**PROBLEM DESCRIPTION:**
Set the data down again, exactly as it reads, but without the pictures.

**SOURCE MATERIAL:**
[Begin]

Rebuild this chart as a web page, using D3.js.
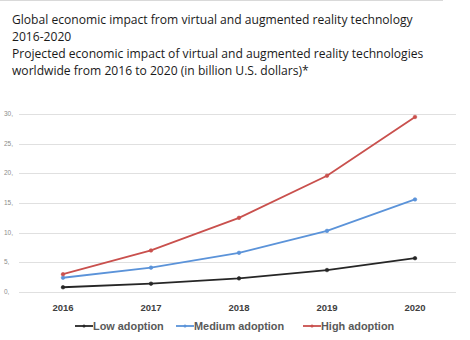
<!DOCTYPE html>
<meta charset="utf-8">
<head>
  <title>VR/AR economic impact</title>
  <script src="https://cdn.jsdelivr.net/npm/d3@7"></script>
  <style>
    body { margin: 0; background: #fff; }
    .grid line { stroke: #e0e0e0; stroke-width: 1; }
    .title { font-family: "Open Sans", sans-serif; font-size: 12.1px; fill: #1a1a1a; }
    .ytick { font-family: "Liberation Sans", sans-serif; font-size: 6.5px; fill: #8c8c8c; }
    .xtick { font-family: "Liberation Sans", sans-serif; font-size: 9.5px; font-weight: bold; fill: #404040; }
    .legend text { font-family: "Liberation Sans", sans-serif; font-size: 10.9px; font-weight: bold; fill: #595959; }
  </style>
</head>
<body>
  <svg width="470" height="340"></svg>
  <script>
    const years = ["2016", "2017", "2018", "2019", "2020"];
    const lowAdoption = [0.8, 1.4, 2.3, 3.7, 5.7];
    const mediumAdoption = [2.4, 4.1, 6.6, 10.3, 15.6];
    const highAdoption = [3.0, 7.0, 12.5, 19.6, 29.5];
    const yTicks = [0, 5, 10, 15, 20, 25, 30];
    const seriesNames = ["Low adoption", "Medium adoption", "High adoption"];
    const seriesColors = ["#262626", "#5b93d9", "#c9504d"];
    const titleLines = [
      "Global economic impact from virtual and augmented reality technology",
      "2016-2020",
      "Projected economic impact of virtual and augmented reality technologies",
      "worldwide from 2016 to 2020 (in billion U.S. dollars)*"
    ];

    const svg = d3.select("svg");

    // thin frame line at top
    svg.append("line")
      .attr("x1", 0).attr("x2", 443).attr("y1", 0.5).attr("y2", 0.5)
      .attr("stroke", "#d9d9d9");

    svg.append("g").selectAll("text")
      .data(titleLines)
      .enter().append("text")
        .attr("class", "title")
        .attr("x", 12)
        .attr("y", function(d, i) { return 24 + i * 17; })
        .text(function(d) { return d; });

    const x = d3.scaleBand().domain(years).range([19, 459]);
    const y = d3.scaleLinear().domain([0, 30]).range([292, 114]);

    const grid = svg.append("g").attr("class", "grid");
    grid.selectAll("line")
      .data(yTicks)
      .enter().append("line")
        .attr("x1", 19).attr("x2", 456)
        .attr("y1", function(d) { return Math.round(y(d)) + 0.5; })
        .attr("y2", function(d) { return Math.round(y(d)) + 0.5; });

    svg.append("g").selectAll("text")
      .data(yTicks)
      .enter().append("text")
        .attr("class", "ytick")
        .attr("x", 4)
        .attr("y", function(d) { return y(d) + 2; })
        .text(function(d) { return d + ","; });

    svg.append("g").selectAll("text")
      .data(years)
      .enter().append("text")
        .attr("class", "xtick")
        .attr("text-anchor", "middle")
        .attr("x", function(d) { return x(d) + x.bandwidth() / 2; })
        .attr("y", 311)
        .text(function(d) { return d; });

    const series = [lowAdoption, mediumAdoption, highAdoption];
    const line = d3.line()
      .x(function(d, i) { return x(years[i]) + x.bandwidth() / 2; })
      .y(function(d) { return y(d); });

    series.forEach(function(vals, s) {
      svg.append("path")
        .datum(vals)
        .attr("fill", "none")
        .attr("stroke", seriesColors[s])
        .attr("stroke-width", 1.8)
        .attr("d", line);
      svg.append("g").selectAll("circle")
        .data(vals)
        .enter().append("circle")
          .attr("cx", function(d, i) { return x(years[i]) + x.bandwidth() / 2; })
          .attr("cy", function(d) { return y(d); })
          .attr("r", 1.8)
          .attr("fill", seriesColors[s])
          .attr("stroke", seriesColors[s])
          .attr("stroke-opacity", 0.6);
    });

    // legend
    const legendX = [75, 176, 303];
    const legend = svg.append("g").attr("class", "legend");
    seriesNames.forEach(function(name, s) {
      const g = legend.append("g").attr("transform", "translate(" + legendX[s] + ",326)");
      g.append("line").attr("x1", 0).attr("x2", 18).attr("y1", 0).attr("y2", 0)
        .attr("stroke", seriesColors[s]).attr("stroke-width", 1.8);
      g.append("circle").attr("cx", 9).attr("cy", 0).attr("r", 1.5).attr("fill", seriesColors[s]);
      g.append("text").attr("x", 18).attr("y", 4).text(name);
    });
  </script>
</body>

[End]

**TASK SOLUTION:**
Rebuild this chart as a web page, using D3.js.
<!DOCTYPE html>
<meta charset="utf-8">
<head>
  <title>VR/AR economic impact</title>
  <script src="https://cdn.jsdelivr.net/npm/d3@7"></script>
  <style>
    body { margin: 0; background: #fff; }
    .grid line { stroke: #e0e0e0; stroke-width: 1; }
    .title { font-family: "Open Sans", sans-serif; font-size: 12.1px; fill: #1a1a1a; }
    .ytick { font-family: "Liberation Sans", sans-serif; font-size: 6.5px; fill: #8c8c8c; }
    .xtick { font-family: "Liberation Sans", sans-serif; font-size: 9.5px; font-weight: bold; fill: #404040; }
    .legend text { font-family: "Liberation Sans", sans-serif; font-size: 10.9px; font-weight: bold; fill: #595959; }
  </style>
</head>
<body>
  <svg width="470" height="340"></svg>
  <script>
    const years = ["2016", "2017", "2018", "2019", "2020"];
    const lowAdoption = [0.8, 1.4, 2.3, 3.7, 5.7];
    const mediumAdoption = [2.4, 4.1, 6.6, 10.3, 15.6];
    const highAdoption = [3.0, 7.0, 12.5, 19.6, 29.5];
    const yTicks = [0, 5, 10, 15, 20, 25, 30];
    const seriesNames = ["Low adoption", "Medium adoption", "High adoption"];
    const seriesColors = ["#262626", "#5b93d9", "#c9504d"];
    const titleLines = [
      "Global economic impact from virtual and augmented reality technology",
      "2016-2020",
      "Projected economic impact of virtual and augmented reality technologies",
      "worldwide from 2016 to 2020 (in billion U.S. dollars)*"
    ];

    const svg = d3.select("svg");

    // thin frame line at top
    svg.append("line")
      .attr("x1", 0).attr("x2", 443).attr("y1", 0.5).attr("y2", 0.5)
      .attr("stroke", "#d9d9d9");

    svg.append("g").selectAll("text")
      .data(titleLines)
      .enter().append("text")
        .attr("class", "title")
        .attr("x", 12)
        .attr("y", function(d, i) { return 24 + i * 17; })
        .text(function(d) { return d; });

    const x = d3.scaleBand().domain(years).range([19, 459]);
    const y = d3.scaleLinear().domain([0, 30]).range([292, 114]);

    const grid = svg.append("g").attr("class", "grid");
    grid.selectAll("line")
      .data(yTicks)
      .enter().append("line")
        .attr("x1", 19).attr("x2", 456)
        .attr("y1", function(d) { return Math.round(y(d)) + 0.5; })
        .attr("y2", function(d) { return Math.round(y(d)) + 0.5; });

    svg.append("g").selectAll("text")
      .data(yTicks)
      .enter().append("text")
        .attr("class", "ytick")
        .attr("x", 4)
        .attr("y", function(d) { return y(d) + 2; })
        .text(function(d) { return d + ","; });

    svg.append("g").selectAll("text")
      .data(years)
      .enter().append("text")
        .attr("class", "xtick")
        .attr("text-anchor", "middle")
        .attr("x", function(d) { return x(d) + x.bandwidth() / 2; })
        .attr("y", 311)
        .text(function(d) { return d; });

    const series = [lowAdoption, mediumAdoption, highAdoption];
    const line = d3.line()
      .x(function(d, i) { return x(years[i]) + x.bandwidth() / 2; })
      .y(function(d) { return y(d); });

    series.forEach(function(vals, s) {
      svg.append("path")
        .datum(vals)
        .attr("fill", "none")
        .attr("stroke", seriesColors[s])
        .attr("stroke-width", 1.8)
        .attr("d", line);
      svg.append("g").selectAll("circle")
        .data(vals)
        .enter().append("circle")
          .attr("cx", function(d, i) { return x(years[i]) + x.bandwidth() / 2; })
          .attr("cy", function(d) { return y(d); })
          .attr("r", 1.8)
          .attr("fill", seriesColors[s])
          .attr("stroke", seriesColors[s])
          .attr("stroke-opacity", 0.6);
    });

    // legend
    const legendX = [75, 176, 303];
    const legend = svg.append("g").attr("class", "legend");
    seriesNames.forEach(function(name, s) {
      const g = legend.append("g").attr("transform", "translate(" + legendX[s] + ",326)");
      g.append("line").attr("x1", 0).attr("x2", 18).attr("y1", 0).attr("y2", 0)
        .attr("stroke", seriesColors[s]).attr("stroke-width", 1.8);
      g.append("circle").attr("cx", 9).attr("cy", 0).attr("r", 1.5).attr("fill", seriesColors[s]);
      g.append("text").attr("x", 18).attr("y", 4).text(name);
    });
  </script>
</body>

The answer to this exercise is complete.